Plaintiffs' maintain that they had no “principal place of business or employment” during the 2007 tax year and that their “tax home” was their personal residence in Albany, Oregon. Defendant argues that Plaintiffs were both indefinitely employed in the Portland metropolitan area during the 2007 tax year. In the alternative, Defendant argues that, if Plaintiffs' 2007 tax year employment in the Portland metropolitan area was “temporary, ” then Plaintiffs' lack a “tax home” and were, therefore, “itinerant” under Revenue Ruling 73-529.
A. Whether Plaintiffs' employment in 2007 was “temporary” or “indefinite”

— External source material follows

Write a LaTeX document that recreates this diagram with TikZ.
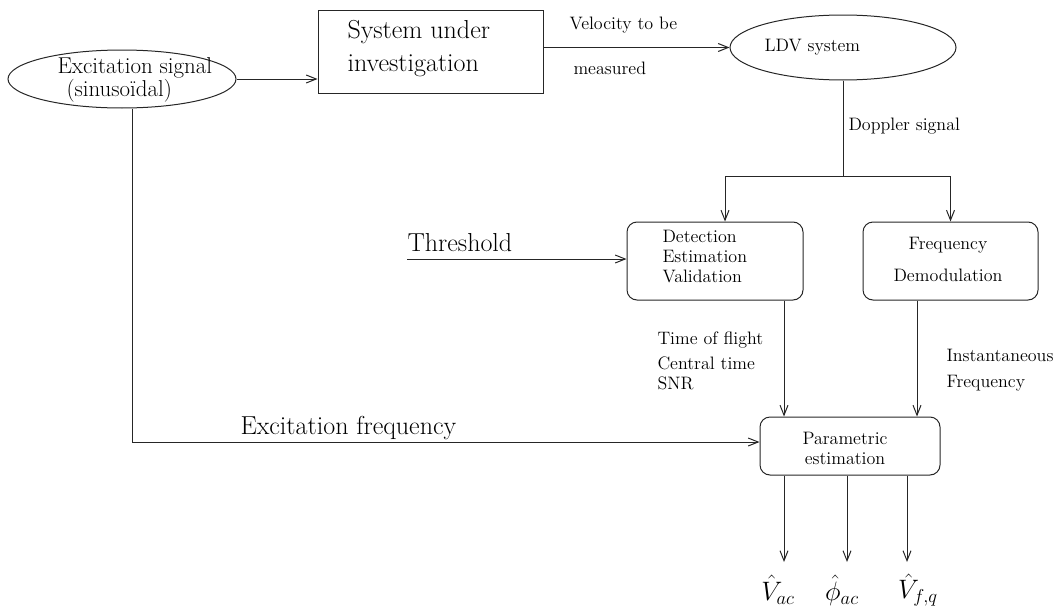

In Morey, this court discussed three possible standards to determine whether the taxpayer was away from home for temporary employment; given the taxpayer's failure to meet the burden of proof under any of the standards, the court declined to “address which legal standard is controlling.” 18 OTR at 82. The Ninth Circuit follows the “reasonable probability” standard under which “[a]n employee might be said to change his tax home if there is a reasonable probability known to him that he may be employed for a long period of time at his new station. What constitutes 'a long period of time' varies with circumstances surrounding each case.” Morey, 18 OTR at 82 (citing Harvey v. Comm'r, 283 F.2d 491, 495 (9th Cir 1960)).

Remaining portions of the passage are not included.